Der erste Punkt, den R.H. aufwirft, soll hier der letzte sein. In der Tat wird die Bedeutung des Internets, der virtuellen Unterstützer für ein bGE, überschätzt. Zwar ist das Internet heute ein wichtiges und unerlässliches Instrument, um Informationen zu verbreiten, sich auszutauschen und zu koordinieren. Es kann hilfreich sein, um zu mobilisieren. Doch damit das gelingt, benötigt es Bereitschaft, sich mobilisieren zu lassen. Das Internet ersetzt nicht den Sprung in die reale Auseinandersetzung von Angesicht zu Angesicht – hier muss jeder selbst entscheiden, ob er das kann und will. Diese Auseinandersetzung ist aber durch nichts zu ersetzen.

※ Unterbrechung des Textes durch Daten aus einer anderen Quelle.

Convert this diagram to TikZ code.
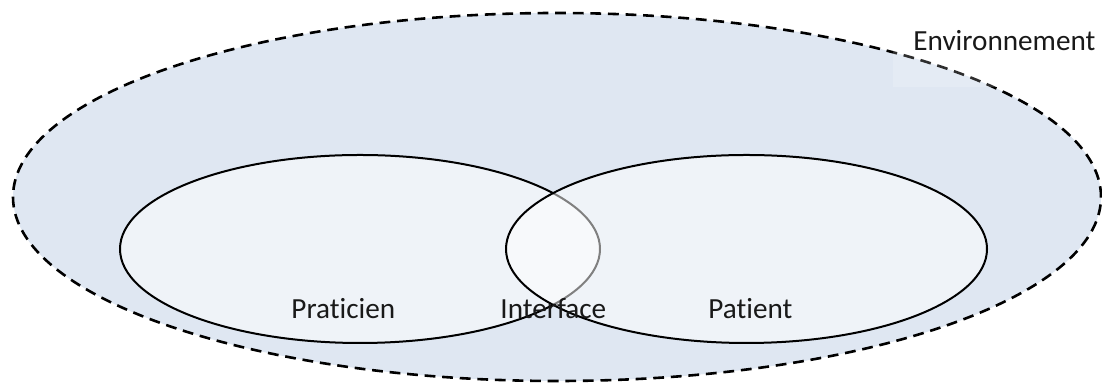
\documentclass[tikz,border=0pt]{standalone}
\usepackage{fontspec}
\setmainfont[Ligatures={NoCommon},RawFeature={-liga;-clig;-dlig}]{Carlito}
\usetikzlibrary{shapes.geometric}
\definecolor{envfill}{RGB}{223,231,242}
\begin{document}
\begin{tikzpicture}[x=0.5pt,y=-0.5pt,
  envstyle/.style={ellipse, draw=black, line width=1.3pt, dash pattern=on 5.4pt off 3.4pt, fill=envfill, inner sep=0pt, minimum width=544pt, minimum height=184pt},
  partstyle/.style={ellipse, draw=black, line width=1pt, fill=white, fill opacity=0.5, draw opacity=1, inner sep=0pt, minimum width=240pt, minimum height=94pt},
  lbl/.style={anchor=base west, inner sep=0pt, font=\fontsize{14.6}{17}\selectfont, text=black!90}]
\useasboundingbox (0,0) rectangle (1102,383);
\node[envstyle] (env) at (557,197) {};
\fill[white, opacity=0.18] (893,22) rectangle (1102,87);
\node[partstyle] (prat) at (360,249) {};
\node[partstyle, minimum width=240.5pt] (pat) at (746.5,249) {};
\node[lbl] (tenv) at (913,51) {Environnement};
\node[lbl] (tprat) at (291,319) {Praticien};
\node[lbl] (tint) at (500,319) {Interface};
\node[lbl] (tpat) at (708,319) {Patient};
\end{tikzpicture}
\end{document}
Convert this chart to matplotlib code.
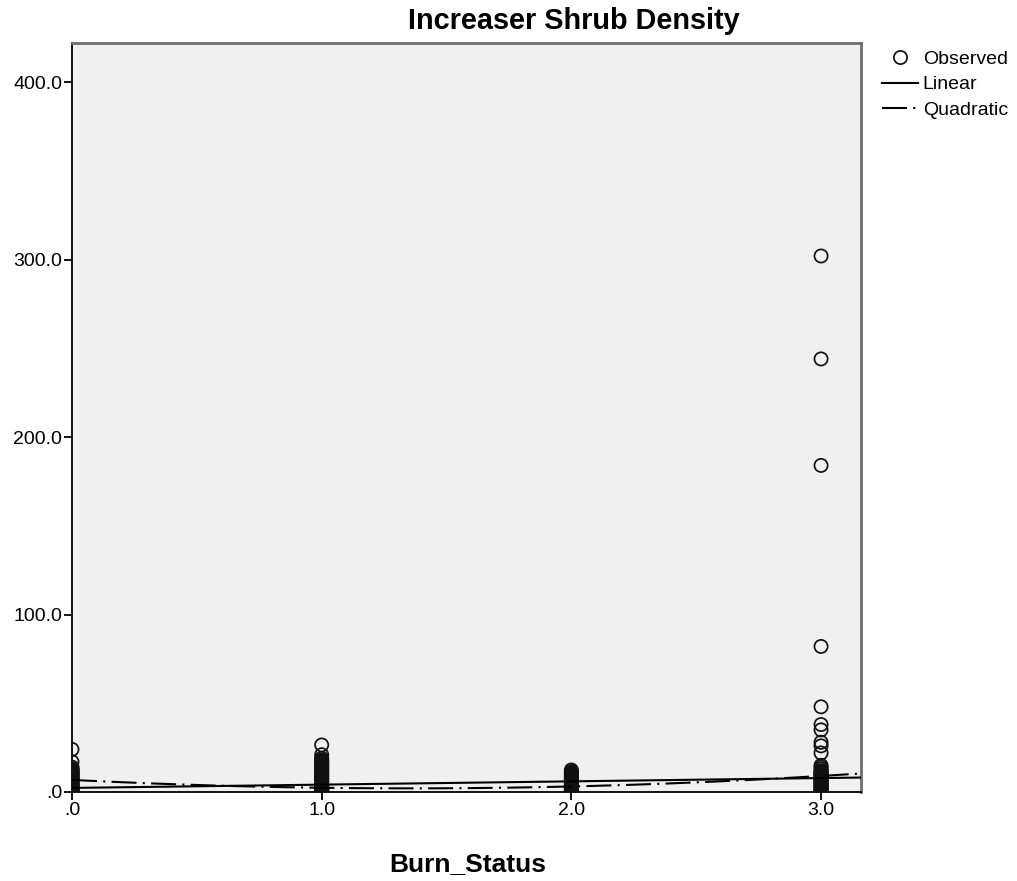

Macht der Bürger – die Causa zu Guttenberg

Was geschehen kann, wenn die Möglichkeiten des Internets verantwortungsvoll und vernünftig genutzt werden, hat die Causa zu Guttenberg gezeigt. Seine Erklärung zum Rücktritt hat nochmals bestätigt, dass er weder aufrichtig Reue noch Einsicht zeigt. Ohne die Hilfe Freiwilliger bei der Sichtung der Doktorarbeit (Siehe Artikel von Hans Leyendecker, Süddeutsche Zeitung, und Florian Güßgen, Stern) wäre es nicht möglich gewesen, so schnell einen Eindruck darüber zu gewinnen, was an den Plagiatsvorwürfen dran ist. Das Internet ermöglichte eine Transparenz und Koordination, die zuvor undenkbar gewesen ist.

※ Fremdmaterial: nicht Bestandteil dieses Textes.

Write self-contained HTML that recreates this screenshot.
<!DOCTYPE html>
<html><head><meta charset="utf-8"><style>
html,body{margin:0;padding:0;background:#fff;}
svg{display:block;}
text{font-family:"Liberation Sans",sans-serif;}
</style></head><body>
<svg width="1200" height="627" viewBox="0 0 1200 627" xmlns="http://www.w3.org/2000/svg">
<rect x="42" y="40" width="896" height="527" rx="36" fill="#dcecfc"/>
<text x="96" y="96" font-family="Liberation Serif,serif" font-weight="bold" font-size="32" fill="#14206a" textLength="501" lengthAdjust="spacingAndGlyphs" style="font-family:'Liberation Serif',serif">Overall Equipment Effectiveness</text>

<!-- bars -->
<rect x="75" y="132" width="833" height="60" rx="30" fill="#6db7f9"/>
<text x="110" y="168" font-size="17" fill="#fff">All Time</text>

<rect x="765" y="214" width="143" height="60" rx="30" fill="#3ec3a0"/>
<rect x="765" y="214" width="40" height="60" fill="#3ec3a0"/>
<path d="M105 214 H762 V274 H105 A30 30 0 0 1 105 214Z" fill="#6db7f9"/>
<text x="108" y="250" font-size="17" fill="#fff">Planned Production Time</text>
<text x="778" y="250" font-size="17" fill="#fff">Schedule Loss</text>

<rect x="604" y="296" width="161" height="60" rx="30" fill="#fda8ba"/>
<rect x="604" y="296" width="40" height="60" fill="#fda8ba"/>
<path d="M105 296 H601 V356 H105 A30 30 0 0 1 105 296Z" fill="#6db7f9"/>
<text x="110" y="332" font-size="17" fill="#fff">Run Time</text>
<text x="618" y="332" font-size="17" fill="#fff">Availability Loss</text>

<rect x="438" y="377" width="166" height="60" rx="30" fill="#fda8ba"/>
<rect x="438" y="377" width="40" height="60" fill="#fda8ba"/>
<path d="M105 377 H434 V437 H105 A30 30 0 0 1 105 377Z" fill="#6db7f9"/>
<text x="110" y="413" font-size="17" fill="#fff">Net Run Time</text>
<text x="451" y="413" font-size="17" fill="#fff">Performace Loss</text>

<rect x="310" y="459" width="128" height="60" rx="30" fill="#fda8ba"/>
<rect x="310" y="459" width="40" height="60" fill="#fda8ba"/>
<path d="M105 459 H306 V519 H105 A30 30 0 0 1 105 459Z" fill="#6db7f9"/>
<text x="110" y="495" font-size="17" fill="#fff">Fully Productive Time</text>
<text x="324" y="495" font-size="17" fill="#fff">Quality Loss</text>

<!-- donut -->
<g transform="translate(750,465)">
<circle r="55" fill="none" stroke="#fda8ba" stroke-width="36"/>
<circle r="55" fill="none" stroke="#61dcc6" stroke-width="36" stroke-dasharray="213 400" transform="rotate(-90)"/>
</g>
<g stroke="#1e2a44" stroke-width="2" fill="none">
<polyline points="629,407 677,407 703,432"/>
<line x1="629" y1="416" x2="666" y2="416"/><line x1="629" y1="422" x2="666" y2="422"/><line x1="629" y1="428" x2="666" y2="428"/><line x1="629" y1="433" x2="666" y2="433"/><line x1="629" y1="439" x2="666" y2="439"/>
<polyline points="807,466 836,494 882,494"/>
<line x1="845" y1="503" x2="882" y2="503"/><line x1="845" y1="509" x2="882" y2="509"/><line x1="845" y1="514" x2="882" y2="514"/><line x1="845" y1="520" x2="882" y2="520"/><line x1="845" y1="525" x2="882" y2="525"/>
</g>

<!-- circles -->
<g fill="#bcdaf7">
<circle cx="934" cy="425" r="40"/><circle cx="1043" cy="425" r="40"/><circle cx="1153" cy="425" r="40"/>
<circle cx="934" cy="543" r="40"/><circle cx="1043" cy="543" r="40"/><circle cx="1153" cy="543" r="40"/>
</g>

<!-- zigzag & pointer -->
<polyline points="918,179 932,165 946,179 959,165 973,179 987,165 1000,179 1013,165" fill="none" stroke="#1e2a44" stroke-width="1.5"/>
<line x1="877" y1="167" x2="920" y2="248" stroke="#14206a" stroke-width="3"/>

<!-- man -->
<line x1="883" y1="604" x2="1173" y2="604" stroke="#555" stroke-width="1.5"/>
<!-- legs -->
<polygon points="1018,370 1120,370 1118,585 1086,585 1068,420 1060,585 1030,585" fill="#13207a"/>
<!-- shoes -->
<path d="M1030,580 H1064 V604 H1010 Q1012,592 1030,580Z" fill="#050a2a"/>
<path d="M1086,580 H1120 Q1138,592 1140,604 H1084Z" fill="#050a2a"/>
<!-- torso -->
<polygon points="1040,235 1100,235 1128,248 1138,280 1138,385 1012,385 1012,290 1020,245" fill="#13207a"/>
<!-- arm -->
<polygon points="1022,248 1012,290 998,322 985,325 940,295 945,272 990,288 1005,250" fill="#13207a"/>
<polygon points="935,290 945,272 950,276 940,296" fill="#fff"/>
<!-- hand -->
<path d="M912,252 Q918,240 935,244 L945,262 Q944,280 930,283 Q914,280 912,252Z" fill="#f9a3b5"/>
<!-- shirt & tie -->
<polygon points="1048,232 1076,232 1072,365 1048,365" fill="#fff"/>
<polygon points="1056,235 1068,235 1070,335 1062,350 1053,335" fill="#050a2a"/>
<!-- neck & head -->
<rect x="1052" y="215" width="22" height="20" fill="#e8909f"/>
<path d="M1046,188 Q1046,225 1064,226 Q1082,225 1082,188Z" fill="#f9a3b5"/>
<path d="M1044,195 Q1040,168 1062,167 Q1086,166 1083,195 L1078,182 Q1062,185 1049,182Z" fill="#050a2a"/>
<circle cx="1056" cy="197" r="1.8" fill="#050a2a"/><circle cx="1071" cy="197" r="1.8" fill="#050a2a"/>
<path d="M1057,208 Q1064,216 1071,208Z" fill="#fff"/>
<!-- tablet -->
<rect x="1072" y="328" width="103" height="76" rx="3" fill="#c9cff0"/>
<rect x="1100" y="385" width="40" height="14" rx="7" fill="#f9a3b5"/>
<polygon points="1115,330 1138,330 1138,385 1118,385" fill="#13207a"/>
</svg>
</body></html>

Wie Herr zu Guttenberg überhaupt soweit kommen konnte (siehe auch hier), weshalb er zumindest so beliebt war, dass er bei Straßenumfragen gut abschneidet (so wenig sie auch aussagen mögen), sagt viel über unser Verhältnis zur Politik. Nicht selten erachten wir sie zu unrecht als schmutziges Geschäft, als Tummelplatz für Opportunisten, die sich in die eigene Tasche wirtschaften usw. usf. Der Vorurteile über Politiker sind viele, sie sind zugleich Vorurteile über politisches Handeln als solches. Damit werfen sie ein Licht auf unser Verhältnis zu unserem Gemeinwesen: wir schelten gerne andere, dass sie nichts zum Gemeinwohl beitragen – und machen es uns in dieser Haltung bequem.

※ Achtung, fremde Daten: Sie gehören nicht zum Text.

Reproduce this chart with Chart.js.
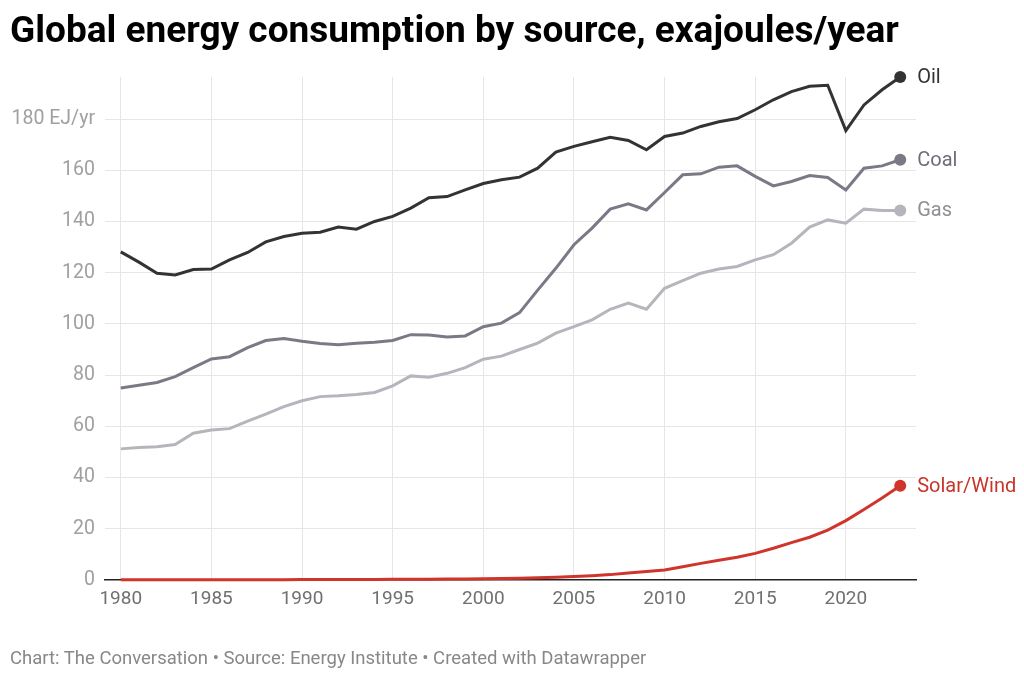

Für die Grundeinkommensdiskussion ist die „Plagiatsffäre“ durchaus ermutigend; es zeigt, wie mächtig Bürger sein können, die sich beharrlich und klar artikulieren – und zwar öffentlich, nicht zuhause am Küchentisch. Ohnmacht – ein verbreitetes Gefühl – weicht alsbald, wenn die Möglichkeiten genutzt werden, die heute schon bestehen, um die Idee eines Grundeinkommens zu verbreiten. Dass wir es nicht so schnell einführen werden, wie der Bundesverteidigungsminister zurückgetreten ist, steht außer Frage – die Zukunft ist offen.